**Data block**:
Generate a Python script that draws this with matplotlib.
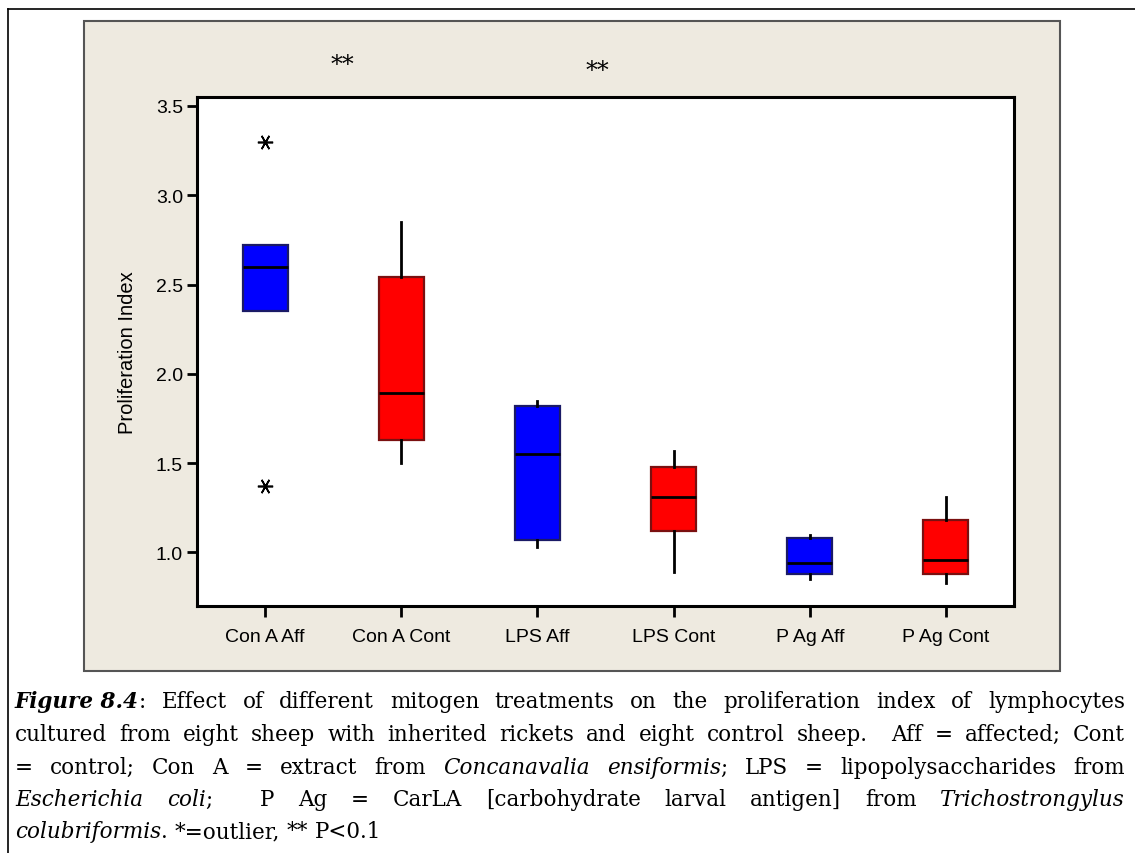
import matplotlib
matplotlib.use("Agg")
import matplotlib.pyplot as plt
from matplotlib.patches import Rectangle
from matplotlib.lines import Line2D

# ---- data -------------------------------------------------------------
groups = ["Con A Aff", "Con A Cont", "LPS Aff", "LPS Cont", "P Ag Aff", "P Ag Cont"]
whisker_low = [2.35, 1.50, 1.03, 0.89, 0.85, 0.83]
q1 = [2.35, 1.63, 1.07, 1.12, 0.88, 0.88]
median = [2.60, 1.89, 1.55, 1.31, 0.94, 0.96]
q3 = [2.72, 2.54, 1.82, 1.48, 1.08, 1.18]
whisker_high = [2.72, 2.85, 1.85, 1.57, 1.10, 1.31]
outliers = [[3.30, 1.37], [], [], [], [], []]
fill_colors = ["#0000FF", "#FF0000", "#0000FF", "#FF0000", "#0000FF", "#FF0000"]
edge_colors = ["#1a1a66", "#7a1010", "#1a1a66", "#7a1010", "#1a1a66", "#7a1010"]
signif_x = [1.57, 3.44]
signif_y = [3.73, 3.70]
yticks = [1.0, 1.5, 2.0, 2.5, 3.0, 3.5]

W, H = 1135, 854
fig = plt.figure(figsize=(W / 100, H / 100), dpi=100)
fig.patch.set_facecolor("white")


def fx(px):
    return px / W


def fy(py):
    return 1 - py / H


# page frame lines
fig.add_artist(Line2D([fx(8), fx(8)], [fy(10), 0], color="black", lw=1.2))
fig.add_artist(Line2D([fx(8), 1], [fy(10), fy(10)], color="black", lw=1.2))

# beige chart panel with darker rim
fig.add_artist(Rectangle((fx(84), fy(672)), fx(1060) - fx(84), fy(22) - fy(672),
                         facecolor="#EEEAE0", edgecolor="#555555", lw=1.5,
                         transform=fig.transFigure, zorder=0))

ax = fig.add_axes([fx(197), fy(607), fx(1014) - fx(197), fy(98) - fy(607)])
ax.set_facecolor("white")

stats = []
for i, g in enumerate(groups):
    stats.append(dict(label=g, whislo=whisker_low[i], q1=q1[i], med=median[i],
                      q3=q3[i], whishi=whisker_high[i], fliers=outliers[i]))

bp = ax.bxp(stats, positions=range(1, len(groups) + 1), widths=0.33,
            patch_artist=True, showcaps=False,
            whiskerprops=dict(color="black", lw=2.0),
            medianprops=dict(color="black", lw=2.0),
            flierprops=dict(marker=(6, 2, 90), markersize=11,
                            markeredgecolor="black", markeredgewidth=1.2,
                            linestyle="none"))
for patch, fc, ec in zip(bp["boxes"], fill_colors, edge_colors):
    patch.set_facecolor(fc)
    patch.set_edgecolor(ec)
    patch.set_linewidth(1.6)

ax.set_xlim(0.5, 6.5)
ax.set_ylim(0.70, 3.55)
ax.set_yticks(yticks)
ax.set_yticklabels([f"{v:.1f}" for v in yticks])

tick_font = ["Liberation Sans Narrow", "Liberation Sans", "DejaVu Sans"]
for s in ax.spines.values():
    s.set_linewidth(2.2)
ax.tick_params(axis="both", direction="out", length=7, width=2, colors="black",
               labelsize=14, pad=3)
ax.tick_params(axis="x", length=8, pad=8)
for lab in ax.get_xticklabels() + ax.get_yticklabels():
    lab.set_family(tick_font)
ax.set_ylabel("Proliferation Index", fontsize=14.5, family=tick_font, labelpad=14)

for sx, sy in zip(signif_x, signif_y):
    ax.text(sx, sy, "**", ha="center", va="center", fontsize=17,
            family="DejaVu Serif", clip_on=False)

# ---- justified caption ------------------------------------------------
serif = "DejaVu Serif"
styles = {"r": dict(style="normal", weight="normal"),
          "i": dict(style="italic", weight="normal"),
          "bi": dict(style="italic", weight="bold")}

caption_lines = [
    [[("Figure 8.4", "bi"), (":", "r")], "Effect", "of", "different", "mitogen", "treatments",
     "on", "the", "proliferation", "index", "of", "lymphocytes"],
    ["cultured", "from", "eight", "sheep", "with", "inherited", "rickets", "and", "eight",
     "control", "sheep.", "", "Aff", "=", "affected;", "Cont"],
    ["=", "control;", "Con", "A", "=", "extract", "from", [("Concanavalia", "i")],
     [("ensiformis", "i"), (";", "r")], "LPS", "=", "lipopolysaccharides", "from"],
    [[("Escherichia", "i")], [("coli", "i"), (";", "r")], "", "P", "Ag", "=", "CarLA",
     "[carbohydrate", "larval", "antigen]", "from", [("Trichostrongylus", "i")]],
    [[("colubriformis", "i"), (".", "r")], "*=outlier,", "**", "P<0.1"],
]
justify = [True, True, True, True, False]
line_y = [708, 741, 774, 806, 838]
x_left, x_right = 15, 1125
fsize = 15.5

fig.canvas.draw()
renderer = fig.canvas.get_renderer()

space_t = fig.text(0, 0, "a a", fontsize=fsize, family=serif)
aa_t = fig.text(0, 0, "aa", fontsize=fsize, family=serif)
space_w = (space_t.get_window_extent(renderer).width
           - aa_t.get_window_extent(renderer).width)
space_t.remove()
aa_t.remove()

for words, just, yy in zip(caption_lines, justify, line_y):
    word_artists = []
    word_widths = []
    for w in words:
        runs = [(w, "r")] if isinstance(w, str) else w
        arts = []
        tot = 0
        for txt, st in runs:
            if txt == "":
                continue
            t = fig.text(0, fy(yy), txt, fontsize=fsize, family=serif,
                         va="baseline", ha="left", **styles[st])
            bw = t.get_window_extent(renderer).width
            arts.append((t, tot))
            tot += bw
        word_artists.append(arts)
        word_widths.append(tot)
    n_gaps = len(words) - 1
    if just and n_gaps > 0:
        gap = (x_right - x_left - sum(word_widths)) / n_gaps
    else:
        gap = space_w
    x = x_left
    for arts, ww in zip(word_artists, word_widths):
        for t, off in arts:
            t.set_x(fx(x + off))
        x += ww + gap

fig.savefig("out.png", dpi=100)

**Task description**: The data above needs to be retyped exactly, with the images left out.

**Solved problem**:
Generate a Python script that draws this with matplotlib.
import matplotlib
matplotlib.use("Agg")
import matplotlib.pyplot as plt
from matplotlib.patches import Rectangle
from matplotlib.lines import Line2D

# ---- data -------------------------------------------------------------
groups = ["Con A Aff", "Con A Cont", "LPS Aff", "LPS Cont", "P Ag Aff", "P Ag Cont"]
whisker_low = [2.35, 1.50, 1.03, 0.89, 0.85, 0.83]
q1 = [2.35, 1.63, 1.07, 1.12, 0.88, 0.88]
median = [2.60, 1.89, 1.55, 1.31, 0.94, 0.96]
q3 = [2.72, 2.54, 1.82, 1.48, 1.08, 1.18]
whisker_high = [2.72, 2.85, 1.85, 1.57, 1.10, 1.31]
outliers = [[3.30, 1.37], [], [], [], [], []]
fill_colors = ["#0000FF", "#FF0000", "#0000FF", "#FF0000", "#0000FF", "#FF0000"]
edge_colors = ["#1a1a66", "#7a1010", "#1a1a66", "#7a1010", "#1a1a66", "#7a1010"]
signif_x = [1.57, 3.44]
signif_y = [3.73, 3.70]
yticks = [1.0, 1.5, 2.0, 2.5, 3.0, 3.5]

W, H = 1135, 854
fig = plt.figure(figsize=(W / 100, H / 100), dpi=100)
fig.patch.set_facecolor("white")


def fx(px):
    return px / W


def fy(py):
    return 1 - py / H


# page frame lines
fig.add_artist(Line2D([fx(8), fx(8)], [fy(10), 0], color="black", lw=1.2))
fig.add_artist(Line2D([fx(8), 1], [fy(10), fy(10)], color="black", lw=1.2))

# beige chart panel with darker rim
fig.add_artist(Rectangle((fx(84), fy(672)), fx(1060) - fx(84), fy(22) - fy(672),
                         facecolor="#EEEAE0", edgecolor="#555555", lw=1.5,
                         transform=fig.transFigure, zorder=0))

ax = fig.add_axes([fx(197), fy(607), fx(1014) - fx(197), fy(98) - fy(607)])
ax.set_facecolor("white")

stats = []
for i, g in enumerate(groups):
    stats.append(dict(label=g, whislo=whisker_low[i], q1=q1[i], med=median[i],
                      q3=q3[i], whishi=whisker_high[i], fliers=outliers[i]))

bp = ax.bxp(stats, positions=range(1, len(groups) + 1), widths=0.33,
            patch_artist=True, showcaps=False,
            whiskerprops=dict(color="black", lw=2.0),
            medianprops=dict(color="black", lw=2.0),
            flierprops=dict(marker=(6, 2, 90), markersize=11,
                            markeredgecolor="black", markeredgewidth=1.2,
                            linestyle="none"))
for patch, fc, ec in zip(bp["boxes"], fill_colors, edge_colors):
    patch.set_facecolor(fc)
    patch.set_edgecolor(ec)
    patch.set_linewidth(1.6)

ax.set_xlim(0.5, 6.5)
ax.set_ylim(0.70, 3.55)
ax.set_yticks(yticks)
ax.set_yticklabels([f"{v:.1f}" for v in yticks])

tick_font = ["Liberation Sans Narrow", "Liberation Sans", "DejaVu Sans"]
for s in ax.spines.values():
    s.set_linewidth(2.2)
ax.tick_params(axis="both", direction="out", length=7, width=2, colors="black",
               labelsize=14, pad=3)
ax.tick_params(axis="x", length=8, pad=8)
for lab in ax.get_xticklabels() + ax.get_yticklabels():
    lab.set_family(tick_font)
ax.set_ylabel("Proliferation Index", fontsize=14.5, family=tick_font, labelpad=14)

for sx, sy in zip(signif_x, signif_y):
    ax.text(sx, sy, "**", ha="center", va="center", fontsize=17,
            family="DejaVu Serif", clip_on=False)

# ---- justified caption ------------------------------------------------
serif = "DejaVu Serif"
styles = {"r": dict(style="normal", weight="normal"),
          "i": dict(style="italic", weight="normal"),
          "bi": dict(style="italic", weight="bold")}

caption_lines = [
    [[("Figure 8.4", "bi"), (":", "r")], "Effect", "of", "different", "mitogen", "treatments",
     "on", "the", "proliferation", "index", "of", "lymphocytes"],
    ["cultured", "from", "eight", "sheep", "with", "inherited", "rickets", "and", "eight",
     "control", "sheep.", "", "Aff", "=", "affected;", "Cont"],
    ["=", "control;", "Con", "A", "=", "extract", "from", [("Concanavalia", "i")],
     [("ensiformis", "i"), (";", "r")], "LPS", "=", "lipopolysaccharides", "from"],
    [[("Escherichia", "i")], [("coli", "i"), (";", "r")], "", "P", "Ag", "=", "CarLA",
     "[carbohydrate", "larval", "antigen]", "from", [("Trichostrongylus", "i")]],
    [[("colubriformis", "i"), (".", "r")], "*=outlier,", "**", "P<0.1"],
]
justify = [True, True, True, True, False]
line_y = [708, 741, 774, 806, 838]
x_left, x_right = 15, 1125
fsize = 15.5

fig.canvas.draw()
renderer = fig.canvas.get_renderer()

space_t = fig.text(0, 0, "a a", fontsize=fsize, family=serif)
aa_t = fig.text(0, 0, "aa", fontsize=fsize, family=serif)
space_w = (space_t.get_window_extent(renderer).width
           - aa_t.get_window_extent(renderer).width)
space_t.remove()
aa_t.remove()

for words, just, yy in zip(caption_lines, justify, line_y):
    word_artists = []
    word_widths = []
    for w in words:
        runs = [(w, "r")] if isinstance(w, str) else w
        arts = []
        tot = 0
        for txt, st in runs:
            if txt == "":
                continue
            t = fig.text(0, fy(yy), txt, fontsize=fsize, family=serif,
                         va="baseline", ha="left", **styles[st])
            bw = t.get_window_extent(renderer).width
            arts.append((t, tot))
            tot += bw
        word_artists.append(arts)
        word_widths.append(tot)
    n_gaps = len(words) - 1
    if just and n_gaps > 0:
        gap = (x_right - x_left - sum(word_widths)) / n_gaps
    else:
        gap = space_w
    x = x_left
    for arts, ww in zip(word_artists, word_widths):
        for t, off in arts:
            t.set_x(fx(x + off))
        x += ww + gap

fig.savefig("out.png", dpi=100)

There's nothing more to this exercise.